“Since the day I began looking critically at Social Security, it seems like an unsustainable, liberal Ponzi scheme to me.”
I hear you. I retired at the end of 2016 and will be receiving my first SS check in about a week. I don’t have a great deal of confidence that I’ll even recover what I and my employers have paid into it. We’ll see.
Started drawing at 62, almost 15 years ago. Several friends laughed and decided to wait until 67 to maximize their benefits but died shortly before they began receiving their first check. They and their employers had paid into the scheme slightly more than 50 years and those that died have essentially received nothing back on their “investment”.
Would love to see someone audit the Social Security fund.
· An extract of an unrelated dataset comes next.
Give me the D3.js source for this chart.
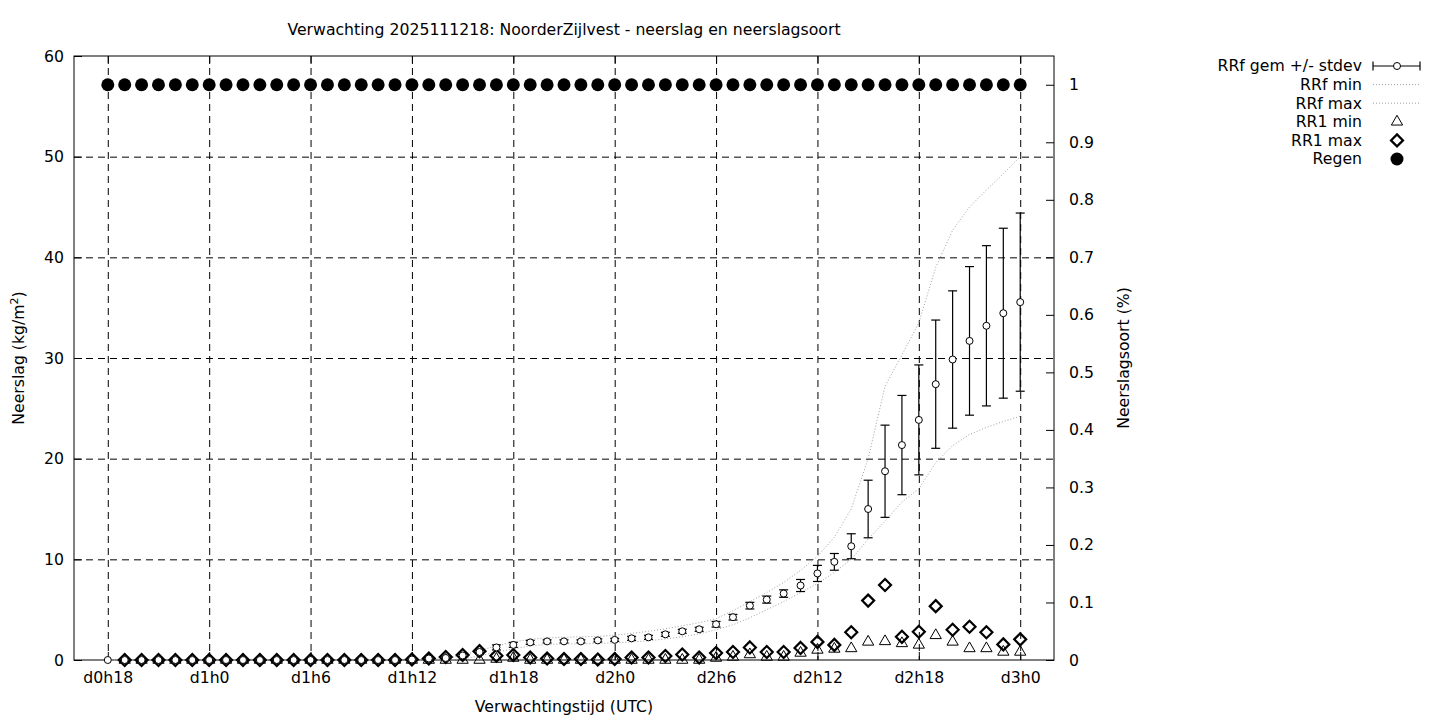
<!DOCTYPE html>
<html>
<head>
<meta charset="utf-8">
<script src="https://cdn.jsdelivr.net/npm/d3@7"></script>
<style>
  body { margin: 0; background: #fff; }
  text { font-family: "DejaVu Sans", sans-serif; fill: #000; }
  .grid line { stroke: #000; stroke-dasharray: 7,5; }
  .grid path { display: none; }
  .axis path { display: none; }
  .axis line { stroke: #000; }
</style>
</head>
<body>
<div id="chart"></div>
<script>
// forecast hours (relative to d0h0)
const hours = [18,19,20,21,22,23,24,25,26,27,28,29,30,31,32,33,34,35,36,37,38,39,40,41,42,43,44,45,
  46,47,48,49,50,51,52,53,54,55,56,57,58,59,60,61,62,63,64,65,66,67,68,69,70,71,72];

// RRf gemiddelde en stdev (kg/m2)
const rrfMean = [0,0,0,0,0,0,0,0,0,0,0,0,0,0,0,0,0,0,0.05,0.15,0.2,0.45,0.8,1.25,1.5,1.75,1.85,1.85,
  1.85,1.95,2.0,2.15,2.25,2.55,2.85,3.05,3.55,4.25,5.4,6.0,6.6,7.4,8.6,9.75,11.3,15.0,18.75,21.35,23.85,27.4,29.85,31.7,33.2,34.45,35.55];
const rrfStdev = [0,0,0,0,0,0,0,0,0,0,0,0,0,0,0,0,0,0,0,0.05,0.1,0.15,0.2,0.25,0.25,0.2,0.15,0.15,
  0.15,0.15,0.15,0.2,0.2,0.2,0.2,0.2,0.28,0.28,0.33,0.35,0.37,0.6,0.8,0.83,1.24,2.86,4.58,4.93,5.46,6.37,6.82,7.38,7.96,8.44,8.85];
const rrfMin = [0,0,0,0,0,0,0,0,0,0,0,0,0,0,0,0,0,0,0,0,0,0.1,0.4,0.8,1.1,1.4,1.55,1.6,
  1.6,1.65,1.7,1.8,1.9,2.1,2.3,2.6,3.0,3.5,4.2,5.0,5.8,6.7,7.6,8.7,10.0,12.0,13.8,15.7,17.0,19.6,21.3,22.4,23.1,23.7,24.2];
const rrfMax = [0,0,0,0,0,0,0,0,0,0,0,0,0,0,0,0,0,0,0,0,0.15,0.45,0.95,1.4,1.8,2.05,2.2,2.25,
  2.3,2.35,2.45,2.65,2.85,3.1,3.4,3.7,4.1,4.9,5.8,6.7,7.7,8.9,10.3,12.2,15.0,20.0,27.2,30.3,33.5,39.0,42.7,45.0,46.7,48.3,50.0];

// RR1 (uursom) min / max, from hour 19
const rr1Hours = hours.slice(1);
const rr1Min = [0,0,0,0,0,0,0,0,0,0,0,0,0,0,0,0,0,0,0,0,0,0,0.1,0.2,0,0,0,0,
  0,0,0,0,0,0,0,0.2,0.3,0.55,0.3,0.3,0.7,1.0,1.1,1.15,1.8,1.85,1.65,1.5,2.45,1.8,1.15,1.15,0.8,0.8];
const rr1Max = [0,0,0,0,0,0,0,0,0,0,0,0,0,0,0,0,0,0.05,0.15,0.3,0.5,0.88,0.42,0.5,0.25,0.15,0.1,
  0.1,0.05,0.1,0.25,0.25,0.4,0.55,0.25,0.7,0.8,1.25,0.8,0.8,1.2,1.8,1.5,2.75,5.9,7.45,2.3,2.8,5.35,3.0,3.3,2.75,1.55,2.05];

// neerslagsoort regen (fractie)
const regen = [1,1,1,1,1,1,1,1,1,1,1,1,1,1,1,1,1,1,1,1,1,1,1,1,1,1,1,1,
  1,1,1,1,1,1,1,1,1,1,1,1,1,1,1,1,1,1,1,1,1,1,1,1,1,1,1];

const xTicks = [18,24,30,36,42,48,54,60,66,72];
const xTickLabels = ["d0h18","d1h0","d1h6","d1h12","d1h18","d2h0","d2h6","d2h12","d2h18","d3h0"];
const yTicks = [0,10,20,30,40,50,60];
const y2Ticks = [0,0.1,0.2,0.3,0.4,0.5,0.6,0.7,0.8,0.9,1];

const legendLabels = ["RRf gem +/- stdev","RRf min","RRf max","RR1 min","RR1 max","Regen"];

const fontSize = "15.7px";

const margin = {top: 56, right: 386, bottom: 60, left: 74},
  width = 1440 - margin.left - margin.right,
  height = 720 - margin.top - margin.bottom;

const svg = d3.select("#chart").append("svg")
  .attr("width", 1440)
  .attr("height", 720);

const g = svg.append("g")
  .attr("transform", `translate(${margin.left},${margin.top})`);

// scales
const x = d3.scaleLinear().domain([16, 74]).range([0, width]);
const y = d3.scaleLinear().domain([0, 60]).range([height, 0]);
const y2 = d3.scaleLinear().domain([0, 1.05]).range([height, 0]);

// grid
g.append("g").attr("class", "grid")
  .call(d3.axisBottom(x).tickValues(xTicks).tickSize(height).tickFormat(""));
g.append("g").attr("class", "grid")
  .call(d3.axisLeft(y).tickValues(yTicks.slice(1, -1)).tickSize(-width).tickFormat(""));

// axes, ticks pointing inward like gnuplot
g.append("g").attr("class", "axis")
  .attr("transform", `translate(0,${height})`)
  .call(d3.axisBottom(x).tickValues(xTicks).tickSize(-8).tickPadding(12)
    .tickFormat((d, i) => xTickLabels[i]))
  .selectAll("text").style("font-size", fontSize);
g.append("g").attr("class", "axis")
  .call(d3.axisTop(x).tickValues(xTicks).tickSize(-8).tickFormat(""));
g.append("g").attr("class", "axis")
  .call(d3.axisLeft(y).tickValues(yTicks).tickSize(-8).tickPadding(10))
  .selectAll("text").style("font-size", fontSize);
g.append("g").attr("class", "axis")
  .attr("transform", `translate(${width},0)`)
  .call(d3.axisRight(y2).tickValues(y2Ticks).tickSize(-8).tickPadding(15).tickFormat(d3.format("~g")))
  .selectAll("text").style("font-size", fontSize);

// border
g.append("rect")
  .attr("width", width).attr("height", height)
  .attr("fill", "none").attr("stroke", "#000");

// RRf min / max dotted lines
const line = d3.line().x((d, i) => x(hours[i])).y(d => y(d));
[rrfMin, rrfMax].forEach(function (s) {
  g.append("path")
    .datum(s)
    .attr("d", line)
    .attr("fill", "none")
    .attr("stroke", "#a0a0a0")
    .attr("stroke-width", 1)
    .attr("stroke-dasharray", "1,2");
});

// errorbars
const eb = g.append("g").attr("class", "errorbars");
hours.forEach(function (h, i) {
  const lo = y(rrfMean[i] - rrfStdev[i]), hi = y(rrfMean[i] + rrfStdev[i]);
  if (hi < lo - 0.5) {
    eb.append("line").attr("x1", x(h)).attr("x2", x(h)).attr("y1", lo).attr("y2", hi)
      .attr("stroke", "#000").attr("stroke-width", 1.2);
    [lo, hi].forEach(function (yy) {
      eb.append("line").attr("x1", x(h) - 4.5).attr("x2", x(h) + 4.5).attr("y1", yy).attr("y2", yy)
        .attr("stroke", "#000").attr("stroke-width", 1.2);
    });
  }
});

// symbols
function triangle(r) {
  return `M0,${-r}L${0.866 * r},${0.5 * r}L${-0.866 * r},${0.5 * r}Z`;
}
function diamond(r) {
  return `M0,${-r}L${r},0L0,${r}L${-r},0Z`;
}

g.append("g").selectAll("path")
  .data(rr1Min)
  .join("path")
  .attr("transform", (d, i) => `translate(${x(rr1Hours[i])},${y(d)})`)
  .attr("d", triangle(6.5))
  .attr("fill", "none").attr("stroke", "#000").attr("stroke-width", 1);

g.append("g").selectAll("path")
  .data(rr1Max)
  .join("path")
  .attr("transform", (d, i) => `translate(${x(rr1Hours[i])},${y(d)})`)
  .attr("d", diamond(6))
  .attr("fill", "none").attr("stroke", "#000").attr("stroke-width", 2.2);

g.append("g").selectAll("circle")
  .data(rrfMean)
  .join("circle")
  .attr("cx", (d, i) => x(hours[i]))
  .attr("cy", d => y(d))
  .attr("r", 3.5)
  .attr("fill", "#fff").attr("stroke", "#000").attr("stroke-width", 1);

g.append("g").selectAll("circle")
  .data(regen)
  .join("circle")
  .attr("cx", (d, i) => x(hours[i]))
  .attr("cy", d => y2(d))
  .attr("r", 6.5)
  .attr("fill", "#000");

// titles
svg.append("text")
  .attr("x", 564).attr("y", 35)
  .attr("text-anchor", "middle").style("font-size", fontSize)
  .text("Verwachting 2025111218: NoorderZijlvest - neerslag en neerslagsoort");

svg.append("text")
  .attr("x", 564).attr("y", 712)
  .attr("text-anchor", "middle").style("font-size", fontSize)
  .text("Verwachtingstijd (UTC)");

const yl = svg.append("text")
  .attr("transform", "translate(24,358) rotate(-90)")
  .attr("text-anchor", "middle").style("font-size", fontSize);
yl.append("tspan").text("Neerslag (kg/m");
yl.append("tspan").attr("dy", -6).style("font-size", "11px").text("2");
yl.append("tspan").attr("dy", 6).text(")");

svg.append("text")
  .attr("transform", "translate(1129,358) rotate(-90)")
  .attr("text-anchor", "middle").style("font-size", fontSize)
  .text("Neerslagsoort (%)");

// legend
const legend = svg.append("g").attr("class", "legend");
legendLabels.forEach(function (lab, i) {
  const ly = 66 + i * 18.6;
  legend.append("text")
    .attr("x", 1362).attr("y", ly).attr("dy", "0.35em")
    .attr("text-anchor", "end").style("font-size", fontSize)
    .text(lab);
  const sx = 1397;
  if (i === 0) {
    legend.append("line").attr("x1", 1373).attr("x2", 1420).attr("y1", ly).attr("y2", ly)
      .attr("stroke", "#000").attr("stroke-width", 1.2);
    [1373, 1420].forEach(function (xx) {
      legend.append("line").attr("x1", xx).attr("x2", xx).attr("y1", ly - 4.5).attr("y2", ly + 4.5)
        .attr("stroke", "#000").attr("stroke-width", 1.2);
    });
    legend.append("circle").attr("cx", sx).attr("cy", ly).attr("r", 3.5)
      .attr("fill", "#fff").attr("stroke", "#000");
  } else if (i < 3) {
    legend.append("line").attr("x1", 1373).attr("x2", 1420).attr("y1", ly).attr("y2", ly)
      .attr("stroke", "#a0a0a0").attr("stroke-dasharray", "1,2");
  } else if (i === 3) {
    legend.append("path").attr("transform", `translate(${sx},${ly})`).attr("d", triangle(6.5))
      .attr("fill", "none").attr("stroke", "#000");
  } else if (i === 4) {
    legend.append("path").attr("transform", `translate(${sx},${ly})`).attr("d", diamond(6))
      .attr("fill", "none").attr("stroke", "#000").attr("stroke-width", 2.2);
  } else {
    legend.append("circle").attr("cx", sx).attr("cy", ly).attr("r", 6.5).attr("fill", "#000");
  }
});
</script>
</body>
</html>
I am not completely sure what my wife thinks when I say to her: “We should not count on having any Social Security income when we retire. We have to plan as if we aren’t going to have it.”
My wife generally handles the investment and retirement focus, and I am quite happy with that because I couldn’t find any of that less interesting.
I don’t know if she thinks that it my right wing inner self that says those things, but I honestly believe there will come a day when the government is going to a) Have means testing for Social Security, and b) Appropriate retirement accounts, giving government retirement credits of some kind in return.
I just don’t have any faith in politicians fixing a system that is, in my eyes, fundamentally flawed anyway.